Transcribe the listing that follows in full, omitting pictures.

::: PROVIDED DATA :::

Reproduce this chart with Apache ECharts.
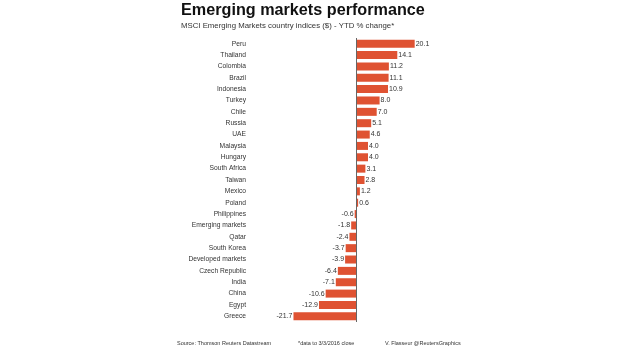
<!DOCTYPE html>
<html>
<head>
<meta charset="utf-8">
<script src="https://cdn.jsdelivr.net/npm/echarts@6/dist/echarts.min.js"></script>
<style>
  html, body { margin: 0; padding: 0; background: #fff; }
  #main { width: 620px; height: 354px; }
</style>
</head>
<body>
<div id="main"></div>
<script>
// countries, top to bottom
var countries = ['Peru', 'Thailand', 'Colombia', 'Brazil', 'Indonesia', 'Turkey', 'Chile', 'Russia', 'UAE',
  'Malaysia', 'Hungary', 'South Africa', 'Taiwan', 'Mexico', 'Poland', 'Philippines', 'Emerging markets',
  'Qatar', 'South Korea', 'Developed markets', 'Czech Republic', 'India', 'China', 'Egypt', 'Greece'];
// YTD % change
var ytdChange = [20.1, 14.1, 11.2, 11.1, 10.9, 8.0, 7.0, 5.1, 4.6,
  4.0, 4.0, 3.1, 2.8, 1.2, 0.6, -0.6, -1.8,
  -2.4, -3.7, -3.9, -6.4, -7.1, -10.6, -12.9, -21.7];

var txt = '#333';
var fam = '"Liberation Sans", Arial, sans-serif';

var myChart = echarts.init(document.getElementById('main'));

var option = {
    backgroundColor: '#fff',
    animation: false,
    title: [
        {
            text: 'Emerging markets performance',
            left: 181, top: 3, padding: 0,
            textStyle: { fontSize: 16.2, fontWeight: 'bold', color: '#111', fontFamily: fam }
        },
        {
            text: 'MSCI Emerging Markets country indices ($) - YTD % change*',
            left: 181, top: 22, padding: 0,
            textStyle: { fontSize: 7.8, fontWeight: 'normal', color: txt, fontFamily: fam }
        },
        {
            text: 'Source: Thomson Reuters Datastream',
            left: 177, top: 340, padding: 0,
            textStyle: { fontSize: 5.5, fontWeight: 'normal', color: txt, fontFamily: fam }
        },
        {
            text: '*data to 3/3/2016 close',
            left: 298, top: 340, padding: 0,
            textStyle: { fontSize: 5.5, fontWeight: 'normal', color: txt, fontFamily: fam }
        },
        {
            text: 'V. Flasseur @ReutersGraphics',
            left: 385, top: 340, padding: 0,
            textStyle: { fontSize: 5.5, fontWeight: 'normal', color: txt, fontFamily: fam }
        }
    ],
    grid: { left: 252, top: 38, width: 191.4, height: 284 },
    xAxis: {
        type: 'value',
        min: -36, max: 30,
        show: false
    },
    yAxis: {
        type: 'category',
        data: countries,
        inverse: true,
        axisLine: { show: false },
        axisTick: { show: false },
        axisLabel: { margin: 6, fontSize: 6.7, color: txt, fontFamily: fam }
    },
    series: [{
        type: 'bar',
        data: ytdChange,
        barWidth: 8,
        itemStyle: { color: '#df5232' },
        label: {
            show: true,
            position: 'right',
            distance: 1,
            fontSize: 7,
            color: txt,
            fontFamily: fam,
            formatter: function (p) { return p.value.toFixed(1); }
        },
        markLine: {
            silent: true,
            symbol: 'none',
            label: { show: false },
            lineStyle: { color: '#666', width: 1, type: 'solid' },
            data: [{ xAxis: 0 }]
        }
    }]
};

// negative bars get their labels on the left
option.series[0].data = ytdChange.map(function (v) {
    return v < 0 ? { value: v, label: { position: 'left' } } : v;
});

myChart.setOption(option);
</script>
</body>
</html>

:::

» ANSWER
Reproduce this chart with Apache ECharts.
<!DOCTYPE html>
<html>
<head>
<meta charset="utf-8">
<script src="https://cdn.jsdelivr.net/npm/echarts@6/dist/echarts.min.js"></script>
<style>
  html, body { margin: 0; padding: 0; background: #fff; }
  #main { width: 620px; height: 354px; }
</style>
</head>
<body>
<div id="main"></div>
<script>
// countries, top to bottom
var countries = ['Peru', 'Thailand', 'Colombia', 'Brazil', 'Indonesia', 'Turkey', 'Chile', 'Russia', 'UAE',
  'Malaysia', 'Hungary', 'South Africa', 'Taiwan', 'Mexico', 'Poland', 'Philippines', 'Emerging markets',
  'Qatar', 'South Korea', 'Developed markets', 'Czech Republic', 'India', 'China', 'Egypt', 'Greece'];
// YTD % change
var ytdChange = [20.1, 14.1, 11.2, 11.1, 10.9, 8.0, 7.0, 5.1, 4.6,
  4.0, 4.0, 3.1, 2.8, 1.2, 0.6, -0.6, -1.8,
  -2.4, -3.7, -3.9, -6.4, -7.1, -10.6, -12.9, -21.7];

var txt = '#333';
var fam = '"Liberation Sans", Arial, sans-serif';

var myChart = echarts.init(document.getElementById('main'));

var option = {
    backgroundColor: '#fff',
    animation: false,
    title: [
        {
            text: 'Emerging markets performance',
            left: 181, top: 3, padding: 0,
            textStyle: { fontSize: 16.2, fontWeight: 'bold', color: '#111', fontFamily: fam }
        },
        {
            text: 'MSCI Emerging Markets country indices ($) - YTD % change*',
            left: 181, top: 22, padding: 0,
            textStyle: { fontSize: 7.8, fontWeight: 'normal', color: txt, fontFamily: fam }
        },
        {
            text: 'Source: Thomson Reuters Datastream',
            left: 177, top: 340, padding: 0,
            textStyle: { fontSize: 5.5, fontWeight: 'normal', color: txt, fontFamily: fam }
        },
        {
            text: '*data to 3/3/2016 close',
            left: 298, top: 340, padding: 0,
            textStyle: { fontSize: 5.5, fontWeight: 'normal', color: txt, fontFamily: fam }
        },
        {
            text: 'V. Flasseur @ReutersGraphics',
            left: 385, top: 340, padding: 0,
            textStyle: { fontSize: 5.5, fontWeight: 'normal', color: txt, fontFamily: fam }
        }
    ],
    grid: { left: 252, top: 38, width: 191.4, height: 284 },
    xAxis: {
        type: 'value',
        min: -36, max: 30,
        show: false
    },
    yAxis: {
        type: 'category',
        data: countries,
        inverse: true,
        axisLine: { show: false },
        axisTick: { show: false },
        axisLabel: { margin: 6, fontSize: 6.7, color: txt, fontFamily: fam }
    },
    series: [{
        type: 'bar',
        data: ytdChange,
        barWidth: 8,
        itemStyle: { color: '#df5232' },
        label: {
            show: true,
            position: 'right',
            distance: 1,
            fontSize: 7,
            color: txt,
            fontFamily: fam,
            formatter: function (p) { return p.value.toFixed(1); }
        },
        markLine: {
            silent: true,
            symbol: 'none',
            label: { show: false },
            lineStyle: { color: '#666', width: 1, type: 'solid' },
            data: [{ xAxis: 0 }]
        }
    }]
};

// negative bars get their labels on the left
option.series[0].data = ytdChange.map(function (v) {
    return v < 0 ? { value: v, label: { position: 'left' } } : v;
});

myChart.setOption(option);
</script>
</body>
</html>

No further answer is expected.